# [Requirements]
Take the line containing "Rebuild this chart" as the first line and the line containing "linewidth=2.5, label='Proposed Model')" as the last, and output that span verbatim without any images.

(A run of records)
_____
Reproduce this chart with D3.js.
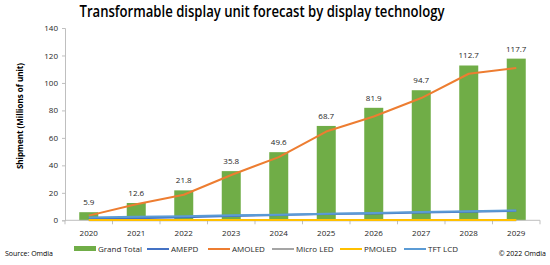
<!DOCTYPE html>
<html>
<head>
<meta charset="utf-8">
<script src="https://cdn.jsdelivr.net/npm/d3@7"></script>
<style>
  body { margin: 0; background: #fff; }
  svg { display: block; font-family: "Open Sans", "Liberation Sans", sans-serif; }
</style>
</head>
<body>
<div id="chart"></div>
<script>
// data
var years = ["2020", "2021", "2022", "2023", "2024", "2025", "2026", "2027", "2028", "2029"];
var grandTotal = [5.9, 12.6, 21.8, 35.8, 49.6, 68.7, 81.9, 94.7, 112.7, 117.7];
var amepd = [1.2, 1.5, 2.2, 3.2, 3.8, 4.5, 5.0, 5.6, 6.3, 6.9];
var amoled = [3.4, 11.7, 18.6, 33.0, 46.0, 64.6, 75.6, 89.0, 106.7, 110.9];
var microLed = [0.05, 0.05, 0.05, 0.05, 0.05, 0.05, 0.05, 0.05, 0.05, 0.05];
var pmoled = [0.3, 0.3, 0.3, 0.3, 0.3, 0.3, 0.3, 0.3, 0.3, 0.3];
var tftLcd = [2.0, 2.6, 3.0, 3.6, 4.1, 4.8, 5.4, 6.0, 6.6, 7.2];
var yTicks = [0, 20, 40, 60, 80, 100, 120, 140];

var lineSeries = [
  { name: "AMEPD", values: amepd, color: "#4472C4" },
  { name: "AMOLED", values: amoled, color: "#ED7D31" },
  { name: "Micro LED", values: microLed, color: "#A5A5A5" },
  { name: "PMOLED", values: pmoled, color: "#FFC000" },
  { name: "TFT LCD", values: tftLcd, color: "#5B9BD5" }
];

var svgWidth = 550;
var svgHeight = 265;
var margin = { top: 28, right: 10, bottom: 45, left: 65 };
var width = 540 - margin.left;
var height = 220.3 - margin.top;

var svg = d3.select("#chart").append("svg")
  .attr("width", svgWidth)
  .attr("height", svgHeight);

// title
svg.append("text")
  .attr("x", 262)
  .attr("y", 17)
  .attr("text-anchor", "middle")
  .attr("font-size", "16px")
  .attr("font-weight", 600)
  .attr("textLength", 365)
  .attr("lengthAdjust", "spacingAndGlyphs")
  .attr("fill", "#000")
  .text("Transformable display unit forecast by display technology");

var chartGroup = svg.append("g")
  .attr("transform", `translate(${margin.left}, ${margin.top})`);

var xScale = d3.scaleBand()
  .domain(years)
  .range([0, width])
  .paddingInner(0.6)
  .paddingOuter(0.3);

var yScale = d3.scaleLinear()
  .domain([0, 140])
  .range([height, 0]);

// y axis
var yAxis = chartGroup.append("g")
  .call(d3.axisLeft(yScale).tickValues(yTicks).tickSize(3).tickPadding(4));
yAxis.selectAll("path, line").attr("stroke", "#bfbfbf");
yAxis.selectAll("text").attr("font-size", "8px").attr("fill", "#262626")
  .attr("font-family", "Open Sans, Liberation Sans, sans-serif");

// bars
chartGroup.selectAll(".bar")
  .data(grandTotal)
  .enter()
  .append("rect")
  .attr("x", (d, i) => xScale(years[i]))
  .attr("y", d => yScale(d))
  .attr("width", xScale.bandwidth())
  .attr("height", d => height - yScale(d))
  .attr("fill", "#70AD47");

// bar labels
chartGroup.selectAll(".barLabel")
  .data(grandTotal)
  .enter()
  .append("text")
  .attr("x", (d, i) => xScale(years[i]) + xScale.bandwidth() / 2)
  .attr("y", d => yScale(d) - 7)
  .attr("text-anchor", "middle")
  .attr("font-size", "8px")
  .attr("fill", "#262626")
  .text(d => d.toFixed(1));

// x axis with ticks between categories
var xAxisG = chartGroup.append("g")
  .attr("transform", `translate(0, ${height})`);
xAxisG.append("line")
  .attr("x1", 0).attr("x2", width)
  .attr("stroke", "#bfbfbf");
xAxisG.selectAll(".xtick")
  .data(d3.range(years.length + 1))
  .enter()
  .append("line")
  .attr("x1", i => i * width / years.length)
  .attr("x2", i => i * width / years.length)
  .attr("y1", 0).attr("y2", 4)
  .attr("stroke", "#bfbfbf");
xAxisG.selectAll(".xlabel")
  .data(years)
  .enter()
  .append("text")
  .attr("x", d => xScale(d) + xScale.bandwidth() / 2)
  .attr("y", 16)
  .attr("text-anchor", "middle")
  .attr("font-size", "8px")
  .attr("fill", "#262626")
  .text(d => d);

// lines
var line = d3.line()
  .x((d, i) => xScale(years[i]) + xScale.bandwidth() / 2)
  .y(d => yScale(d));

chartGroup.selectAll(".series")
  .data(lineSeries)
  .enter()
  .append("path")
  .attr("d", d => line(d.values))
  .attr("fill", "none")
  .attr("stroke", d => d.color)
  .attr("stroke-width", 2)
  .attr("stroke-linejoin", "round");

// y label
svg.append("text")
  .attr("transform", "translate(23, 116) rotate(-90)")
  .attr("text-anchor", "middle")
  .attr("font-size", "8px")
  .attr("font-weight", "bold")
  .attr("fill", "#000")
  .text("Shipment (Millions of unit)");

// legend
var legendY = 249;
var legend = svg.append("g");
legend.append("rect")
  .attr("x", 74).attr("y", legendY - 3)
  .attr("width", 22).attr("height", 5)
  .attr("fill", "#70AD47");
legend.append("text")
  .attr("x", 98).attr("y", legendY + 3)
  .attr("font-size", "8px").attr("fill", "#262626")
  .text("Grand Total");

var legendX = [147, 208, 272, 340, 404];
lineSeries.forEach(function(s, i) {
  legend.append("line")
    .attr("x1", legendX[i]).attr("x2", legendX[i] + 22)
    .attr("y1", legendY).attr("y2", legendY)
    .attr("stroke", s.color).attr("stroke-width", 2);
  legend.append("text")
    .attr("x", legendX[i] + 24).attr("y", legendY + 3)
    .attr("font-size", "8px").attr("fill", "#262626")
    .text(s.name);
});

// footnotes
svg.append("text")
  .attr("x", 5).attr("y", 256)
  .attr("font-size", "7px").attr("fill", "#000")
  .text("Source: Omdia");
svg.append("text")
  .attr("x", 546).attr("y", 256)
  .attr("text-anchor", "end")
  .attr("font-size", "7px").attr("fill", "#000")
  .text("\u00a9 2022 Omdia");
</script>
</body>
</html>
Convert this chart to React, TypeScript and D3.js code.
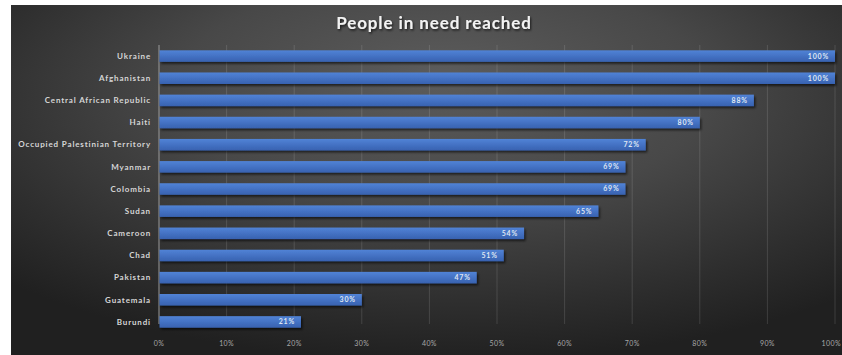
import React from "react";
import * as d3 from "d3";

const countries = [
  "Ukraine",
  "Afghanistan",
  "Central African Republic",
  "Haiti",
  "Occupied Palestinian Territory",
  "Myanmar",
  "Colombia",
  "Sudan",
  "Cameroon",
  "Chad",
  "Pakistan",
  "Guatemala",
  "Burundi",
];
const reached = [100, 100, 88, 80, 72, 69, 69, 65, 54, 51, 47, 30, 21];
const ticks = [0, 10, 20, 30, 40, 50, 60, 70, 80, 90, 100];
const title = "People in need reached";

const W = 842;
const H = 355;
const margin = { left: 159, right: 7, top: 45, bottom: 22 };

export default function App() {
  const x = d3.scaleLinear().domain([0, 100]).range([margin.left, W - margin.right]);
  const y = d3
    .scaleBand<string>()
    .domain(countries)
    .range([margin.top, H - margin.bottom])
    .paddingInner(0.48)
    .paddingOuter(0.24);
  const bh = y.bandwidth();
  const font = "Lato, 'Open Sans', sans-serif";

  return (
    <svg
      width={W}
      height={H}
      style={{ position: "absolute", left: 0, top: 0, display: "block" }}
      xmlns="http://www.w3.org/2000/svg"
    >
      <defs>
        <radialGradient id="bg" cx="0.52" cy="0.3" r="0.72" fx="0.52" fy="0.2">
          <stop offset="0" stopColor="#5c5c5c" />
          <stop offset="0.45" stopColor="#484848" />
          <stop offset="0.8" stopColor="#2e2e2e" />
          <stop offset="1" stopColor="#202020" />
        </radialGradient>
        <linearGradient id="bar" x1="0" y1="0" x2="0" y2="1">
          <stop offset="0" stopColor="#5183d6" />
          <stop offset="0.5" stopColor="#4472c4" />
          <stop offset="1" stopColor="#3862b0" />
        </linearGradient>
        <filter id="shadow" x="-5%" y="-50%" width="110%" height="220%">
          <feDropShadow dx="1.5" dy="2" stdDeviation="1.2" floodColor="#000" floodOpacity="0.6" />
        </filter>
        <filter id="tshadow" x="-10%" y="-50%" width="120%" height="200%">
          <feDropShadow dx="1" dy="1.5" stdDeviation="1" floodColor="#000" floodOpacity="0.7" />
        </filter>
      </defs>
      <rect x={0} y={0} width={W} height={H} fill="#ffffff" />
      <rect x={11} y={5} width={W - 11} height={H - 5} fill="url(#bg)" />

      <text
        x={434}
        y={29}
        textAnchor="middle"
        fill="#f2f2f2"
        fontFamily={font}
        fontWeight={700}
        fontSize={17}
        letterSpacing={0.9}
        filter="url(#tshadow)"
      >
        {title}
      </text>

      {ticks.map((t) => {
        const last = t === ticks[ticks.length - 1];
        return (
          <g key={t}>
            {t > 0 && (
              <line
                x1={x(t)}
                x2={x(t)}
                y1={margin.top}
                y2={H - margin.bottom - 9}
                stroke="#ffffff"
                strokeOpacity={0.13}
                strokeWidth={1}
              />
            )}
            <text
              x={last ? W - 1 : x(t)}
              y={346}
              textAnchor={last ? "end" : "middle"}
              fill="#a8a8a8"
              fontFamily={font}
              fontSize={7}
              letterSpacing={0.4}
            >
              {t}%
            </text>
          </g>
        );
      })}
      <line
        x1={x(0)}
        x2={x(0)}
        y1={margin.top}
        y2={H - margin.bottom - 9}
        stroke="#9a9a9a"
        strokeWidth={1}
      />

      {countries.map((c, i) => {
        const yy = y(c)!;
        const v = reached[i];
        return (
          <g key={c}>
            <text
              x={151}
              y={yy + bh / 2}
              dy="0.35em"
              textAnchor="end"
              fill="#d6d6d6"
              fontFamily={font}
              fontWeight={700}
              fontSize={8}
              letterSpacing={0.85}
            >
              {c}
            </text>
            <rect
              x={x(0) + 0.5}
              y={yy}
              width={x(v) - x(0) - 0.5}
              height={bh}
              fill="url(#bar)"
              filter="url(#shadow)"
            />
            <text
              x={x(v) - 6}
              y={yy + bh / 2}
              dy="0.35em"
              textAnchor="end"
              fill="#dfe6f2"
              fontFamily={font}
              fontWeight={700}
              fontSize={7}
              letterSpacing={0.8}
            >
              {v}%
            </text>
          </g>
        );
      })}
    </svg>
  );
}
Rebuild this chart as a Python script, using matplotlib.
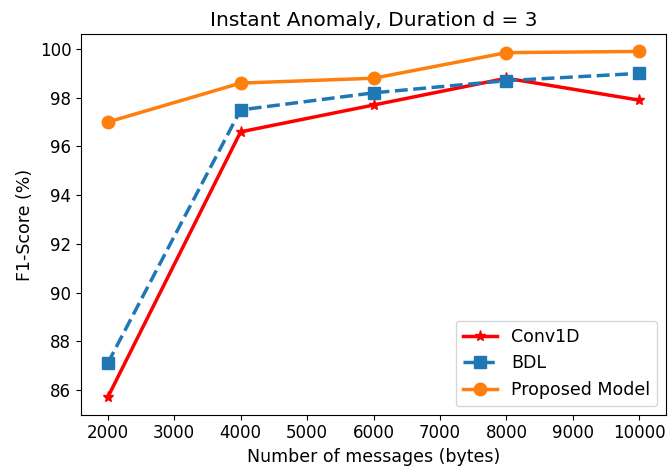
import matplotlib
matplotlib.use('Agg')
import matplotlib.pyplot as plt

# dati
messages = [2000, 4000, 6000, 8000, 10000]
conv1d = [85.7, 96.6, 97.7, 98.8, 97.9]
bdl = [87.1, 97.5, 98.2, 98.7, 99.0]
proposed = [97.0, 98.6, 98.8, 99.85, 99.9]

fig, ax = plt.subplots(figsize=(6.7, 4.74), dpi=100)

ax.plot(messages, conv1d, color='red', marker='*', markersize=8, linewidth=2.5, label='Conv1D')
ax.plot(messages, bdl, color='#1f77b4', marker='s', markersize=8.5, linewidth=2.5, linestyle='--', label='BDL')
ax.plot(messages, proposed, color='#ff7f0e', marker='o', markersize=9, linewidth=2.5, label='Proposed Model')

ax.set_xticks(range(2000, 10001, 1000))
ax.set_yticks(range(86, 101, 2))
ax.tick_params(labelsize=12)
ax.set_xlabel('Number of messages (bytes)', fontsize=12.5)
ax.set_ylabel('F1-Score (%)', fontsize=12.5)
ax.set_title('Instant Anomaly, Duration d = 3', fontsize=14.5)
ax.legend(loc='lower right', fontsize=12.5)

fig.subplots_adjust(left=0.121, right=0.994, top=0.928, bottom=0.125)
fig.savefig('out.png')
_____
# [Result below]
Rebuild this chart as a Python script, using matplotlib.
import matplotlib
matplotlib.use('Agg')
import matplotlib.pyplot as plt

# dati
messages = [2000, 4000, 6000, 8000, 10000]
conv1d = [85.7, 96.6, 97.7, 98.8, 97.9]
bdl = [87.1, 97.5, 98.2, 98.7, 99.0]
proposed = [97.0, 98.6, 98.8, 99.85, 99.9]

fig, ax = plt.subplots(figsize=(6.7, 4.74), dpi=100)

ax.plot(messages, conv1d, color='red', marker='*', markersize=8, linewidth=2.5, label='Conv1D')
ax.plot(messages, bdl, color='#1f77b4', marker='s', markersize=8.5, linewidth=2.5, linestyle='--', label='BDL')
ax.plot(messages, proposed, color='#ff7f0e', marker='o', markersize=9, linewidth=2.5, label='Proposed Model')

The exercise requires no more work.